UPDATE EDIT - 4/15/20:
If you think this post is an unfair generalization about centrists, think again. Despite Amy McGrath's spectacularly disastrous campaign launch, she is the candidate that the national Democratic Party establishment has chosen to throw its weight behind in the Kentucky primary. Why?
Needless to say, they should stay neutral in the primary and not put their
thumb on the scale for anyone. Outside help should wait for the general election against the Republicans. But even if they did have a legitimate role to play locally, the obvious responsible move would have been to pivot their support to another, more competent candidate as soon as possible to bury past embarrassment.
Alas, the problem there is the other two top candidates are genuine progressives and the national party would rather lose to McConnell yet again than see either of these progressives get the seat.
Charles Booker is a charismatic African American state legislator.
Watch his ad. It is honest and heartfelt - the opposite of McGrath. Former Marine Lt. Col.
Mike Broihier is another Democratic candidate.
Watch his ad too. Both ads look professional, but not artificial. They put compassion in front. By contrast, Amy McGrath's
latest stiff ad opposes Medicare for All and free college - two things a poor state like Kentucky could truly use.
But the ad has fighter planes in it and that's all that really matters, right?
My Facebook feed is constantly flooded with sponsored PAC ads for McGrath that act as if Kentucky has already held its primary and she is the party's nominee. Unlike McGrath herself, they don't lie outright: Instead, they simply frame it as a contest between McGrath vs. McConnell. There is no mention of the primary whatsoever. So of course, well-intentioned out-of-state Democrats donate to McGrath.
I think both Charles Booker and Mike Broihier are great candidates who are far more deserving of your dollars. Donate to them. They are honest, competent, and compassionate. Those things are important.
After all, we actually want to beat McConnell this November, right? Rank and file Democrats do anyway.
ADDITIONAL EDIT - 4/26/20:
Mitch McConnell has held his Senate seat since 1985. In every election since, the Democratic Party has run a moderate against him and lost. So save any "This is How We Win" lectures for never.
We are a poor state with dismal voter turn out because we don't offer voters anything to show up for. "Stop the Incumbent" is not a platform, so it rarely performs. It admittedly helped narrowly eject two terrible Republican governors - Ernie Fletcher and Matt Bevin - but they were extraordinarily horrible. But it has yet to eject Mitch McConnell despite his being widely despised by Kentucky Republicans.

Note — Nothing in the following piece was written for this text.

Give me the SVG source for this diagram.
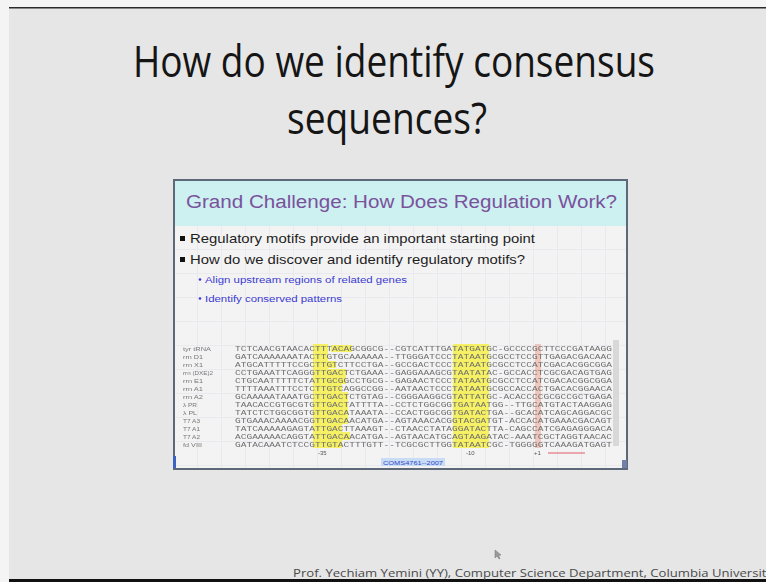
<svg xmlns="http://www.w3.org/2000/svg" width="766" height="582" viewBox="0 0 766 582">
  <defs>
    <pattern id="grid" x="174" y="226" width="24" height="24" patternUnits="userSpaceOnUse">
      <rect width="24" height="24" fill="#f3f3f4"/>
      <path d="M24 0V24M0 24H24" fill="none" stroke="#e2e2e8" stroke-width="1"/>
    </pattern>
    <filter id="soft" x="-5%" y="-5%" width="110%" height="110%">
      <feGaussianBlur stdDeviation="0.45"/>
    </filter>
  </defs>
  <style>
    .title { font-family: "Open Sans", "Noto Sans", sans-serif; font-size: 44px; fill: #151515; }
    .head { font-family: "Liberation Sans", Arial, sans-serif; font-size: 18px; fill: #7a529c; }
    .b1 { font-family: "Liberation Sans", Arial, sans-serif; font-size: 13px; fill: #1e1e1e; }
    .b2 { font-family: "Liberation Sans", Arial, sans-serif; font-size: 8.5px; fill: #3a3ad0; }
    .lab { font-family: "Liberation Sans", Arial, sans-serif; font-size: 5.5px; fill: #777; }
    .seq { font-family: "Liberation Mono", monospace; font-size: 6.5px; fill: #6e6e6e; }
    .pos { font-family: "Liberation Sans", Arial, sans-serif; font-size: 6px; fill: #555; }
    .foot { font-family: "Open Sans", "Noto Sans", sans-serif; font-size: 11.5px; fill: #4a4a4a; }
    .hl { fill: #f4ee4a; opacity: 0.85; }
  </style>

  <!-- frame and slide background -->
  <rect x="0" y="0" width="766" height="582" fill="#f4f4f4"/>
  <rect x="9" y="8" width="757" height="571" fill="#e6e6e6"/>
  <rect x="9" y="7" width="757" height="1.5" fill="#2a2a2a"/>
  <rect x="9" y="579" width="757" height="3" fill="#111"/>

  <!-- slide heading -->
  <g id="title">
    <text class="title" x="394" y="77" text-anchor="middle" textLength="522" lengthAdjust="spacingAndGlyphs">How do we identify consensus</text>
    <text class="title" x="387" y="134" text-anchor="middle" textLength="200" lengthAdjust="spacingAndGlyphs">sequences?</text>
  </g>

  <!-- embedded slide -->
  <g id="inner-slide">
    <rect x="174" y="180" width="453" height="289" fill="url(#grid)"/>
    <rect x="174" y="180" width="453" height="46" fill="#cdf0f0"/>
    <rect x="174" y="180" width="453" height="289" fill="none" stroke="#5d6878" stroke-width="2"/>
    <rect x="173" y="456" width="3" height="12" fill="#3c63c4"/>
    <rect x="622" y="460" width="5" height="8" fill="#7080a8"/>
    <text class="head" x="186" y="208" textLength="431" lengthAdjust="spacingAndGlyphs">Grand Challenge: How Does Regulation Work?</text>

    <g id="bullets">
      <rect x="180" y="236" width="5" height="5" fill="#111"/>
      <text class="b1" x="190" y="243" textLength="345" lengthAdjust="spacingAndGlyphs">Regulatory motifs provide an important starting point</text>
      <rect x="180" y="257" width="5" height="5" fill="#111"/>
      <text class="b1" x="190" y="264" textLength="335" lengthAdjust="spacingAndGlyphs">How do we discover and identify regulatory motifs?</text>
      <circle cx="200" cy="279.5" r="1.3" fill="#3a3ad0"/>
      <text class="b2" x="205" y="282.5" textLength="202" lengthAdjust="spacingAndGlyphs">Align upstream regions of related genes</text>
      <circle cx="200" cy="298.5" r="1.3" fill="#3a3ad0"/>
      <text class="b2" x="205" y="301.5" textLength="137" lengthAdjust="spacingAndGlyphs">Identify conserved patterns</text>
    </g>

    <!-- promoter alignment -->
    <g id="alignment" filter="url(#soft)">
      <rect x="613" y="340" width="6" height="106" fill="#d8d8d8"/>
      <rect class="hl" x="313" y="344" width="15" height="104"/>
      <rect class="hl" x="331" y="345" width="21" height="7"/>
      <rect class="hl" x="328" y="361" width="8" height="7"/>
      <rect class="hl" x="328" y="369" width="18" height="15"/>
      <rect class="hl" x="328" y="384" width="14" height="8"/>
      <rect class="hl" x="328" y="392" width="20" height="32"/>
      <rect class="hl" x="328" y="424" width="14" height="8"/>
      <rect class="hl" x="328" y="432" width="22" height="8"/>
      <rect class="hl" x="328" y="440" width="14" height="8"/>
      <rect class="hl" x="453" y="344" width="36" height="104"/>
      <rect x="535" y="344" width="6" height="104" fill="#f0aa98" opacity="0.6"/>

      <text class="lab" x="183" y="351" textLength="28" lengthAdjust="spacingAndGlyphs">tyr tRNA</text>
      <text class="lab" x="183" y="359" textLength="20" lengthAdjust="spacingAndGlyphs">rrn D1</text>
      <text class="lab" x="183" y="367" textLength="20" lengthAdjust="spacingAndGlyphs">rrn X1</text>
      <text class="lab" x="183" y="375" textLength="30" lengthAdjust="spacingAndGlyphs">rrn (DXE)2</text>
      <text class="lab" x="183" y="383" textLength="20" lengthAdjust="spacingAndGlyphs">rrn E1</text>
      <text class="lab" x="183" y="391" textLength="20" lengthAdjust="spacingAndGlyphs">rrn A1</text>
      <text class="lab" x="183" y="399" textLength="20" lengthAdjust="spacingAndGlyphs">rrn A2</text>
      <text class="lab" x="183" y="407" textLength="14" lengthAdjust="spacingAndGlyphs">λ PR</text>
      <text class="lab" x="183" y="415" textLength="14" lengthAdjust="spacingAndGlyphs">λ PL</text>
      <text class="lab" x="183" y="423" textLength="17" lengthAdjust="spacingAndGlyphs">T7 A3</text>
      <text class="lab" x="183" y="431" textLength="17" lengthAdjust="spacingAndGlyphs">T7 A1</text>
      <text class="lab" x="183" y="439" textLength="17" lengthAdjust="spacingAndGlyphs">T7 A2</text>
      <text class="lab" x="183" y="447" textLength="19" lengthAdjust="spacingAndGlyphs">fd VIII</text>

      <text class="seq" x="235" y="351" textLength="377" lengthAdjust="spacingAndGlyphs">TCTCAACGTAACACTTTACAGCGGCG--CGTCATTTGATATGATGC-GCCCCGCTTCCCGATAAGG</text>
      <text class="seq" x="235" y="359" textLength="377" lengthAdjust="spacingAndGlyphs">GATCAAAAAAATACTTGTGCAAAAAA--TTGGGATCCCTATAATGCGCCTCCGTTGAGACGACAAC</text>
      <text class="seq" x="235" y="367" textLength="377" lengthAdjust="spacingAndGlyphs">ATGCATTTTTCCGCTTGTCTTCCTGA--GCCGACTCCCTATAATGCGCCTCCATCGACACGGCGGA</text>
      <text class="seq" x="235" y="375" textLength="377" lengthAdjust="spacingAndGlyphs">CCTGAAATTCAGGGTTGACTCTGAAA--GAGGAAAGCGTAATATAC-GCCACCTCGCGACAGTGAG</text>
      <text class="seq" x="235" y="383" textLength="377" lengthAdjust="spacingAndGlyphs">CTGCAATTTTTCTATTGCGGCCTGCG--GAGAACTCCCTATAATGCGCCTCCATCGACACGGCGGA</text>
      <text class="seq" x="235" y="391" textLength="377" lengthAdjust="spacingAndGlyphs">TTTTAAATTTCCTCTTGTCAGGCCGG--AATAACTCCCTATAATGCGCCACCACTGACACGGAACA</text>
      <text class="seq" x="235" y="399" textLength="377" lengthAdjust="spacingAndGlyphs">GCAAAAATAAATGCTTGACTCTGTAG--CGGGAAGGCGTATTATGC-ACACCCCGCGCCGCTGAGA</text>
      <text class="seq" x="235" y="407" textLength="377" lengthAdjust="spacingAndGlyphs">TAACACCGTGCGTGTTGACTATTTTA--CCTCTGGCGGTGATAATGG--TTGCATGTACTAAGGAG</text>
      <text class="seq" x="235" y="415" textLength="377" lengthAdjust="spacingAndGlyphs">TATCTCTGGCGGTGTTGACATAAATA--CCACTGGCGGTGATACTGA--GCACATCAGCAGGACGC</text>
      <text class="seq" x="235" y="423" textLength="377" lengthAdjust="spacingAndGlyphs">GTGAAACAAAACGGTTGACAACATGA--AGTAAACACGGTACGATGT-ACCACATGAAACGACAGT</text>
      <text class="seq" x="235" y="431" textLength="377" lengthAdjust="spacingAndGlyphs">TATCAAAAAGAGTATTGACTTAAAGT--CTAACCTATAGGATACTTA-CAGCCATCGAGAGGGACA</text>
      <text class="seq" x="235" y="439" textLength="377" lengthAdjust="spacingAndGlyphs">ACGAAAAACAGGTATTGACAACATGA--AGTAACATGCAGTAAGATAC-AAATCGCTAGGTAACAC</text>
      <text class="seq" x="235" y="447" textLength="377" lengthAdjust="spacingAndGlyphs">GATACAAATCTCCGTTGTACTTTGTT--TCGCGCTTGGTATAATCGC-TGGGGGTCAAAGATGAGT</text>

      <text class="pos" x="318" y="455">-35</text>
      <text class="pos" x="466" y="455">-10</text>
      <text class="pos" x="534" y="455" fill="#888">+1</text>
      <path d="M548 453H585" stroke="#e05a6a" stroke-width="1"/>
    </g>

    <rect x="381" y="458" width="64" height="8" fill="#c9dcf6"/>
    <text x="383" y="464.5" font-family="Liberation Sans, Arial, sans-serif" font-size="6" fill="#3348c8" textLength="60" lengthAdjust="spacingAndGlyphs">COMS4761--2007</text>
  </g>

  <!-- pointer -->
  <g id="cursor">
    <path d="M495 550L495 558L497 556L499 559L500 558.5L498.5 555.5L501 555Z" fill="#9a9a9a" stroke="#777" stroke-width="0.5"/>
  </g>

  <!-- footer -->
  <g id="footer">
    <text class="foot" x="293" y="577" textLength="480" lengthAdjust="spacingAndGlyphs">Prof. Yechiam Yemini (YY), Computer Science Department, Columbia University</text>
  </g>
</svg>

Nobody actually likes him, yet he has been ridiculously difficult to get rid of because the Democratic Party still has yet to figure out that you have to show up for people if you want them to show up for you.
A THIRD EDIT YET - 05/31/20:
Oh shit. This is a McGrath Facebook ad idiotically drawing attention to her fiasco campaign launch. Her team just cannot stop screwing up. This goes beyond doubling-down on dumb - It's
reanimating dumb. When I wrote this blog post almost a year ago, I suggested she might live it down in time. Um, not if she is going to bring it up herself! Thank goodness
Charles Booker had since entered the primary.
BELATED FOURTH, POST MORTEM EDIT - 08/04/20:Alas, Amy McGrath
narrowly fought off Charles Booker's primary challenge 45.4% to 42.6%, averting an upset. The national party backed McGrath, but much of the
state party surprisingly (but belatedly) backed Booker after he
began to surge. The two biggest papers in the state, the
Louisville Courier-Journal and the
Lexington Herald-Leader, both endorsed Booker. It was close.
Initially, there were
no publicly available polls on the Kentucky primary. There were internal polls commissioned by the campaigns themselves of course, but for the longest time the only public one showed Mitch McConnell
narrowly leading an unnamed generic Democrat in the general 47% to 44%. Towards the end, there finally was a public poll on the primary that showed Booker
eight points ahead of McGrath, but unfortunately the pandemic, early voting, and tardy support made the deciding difference.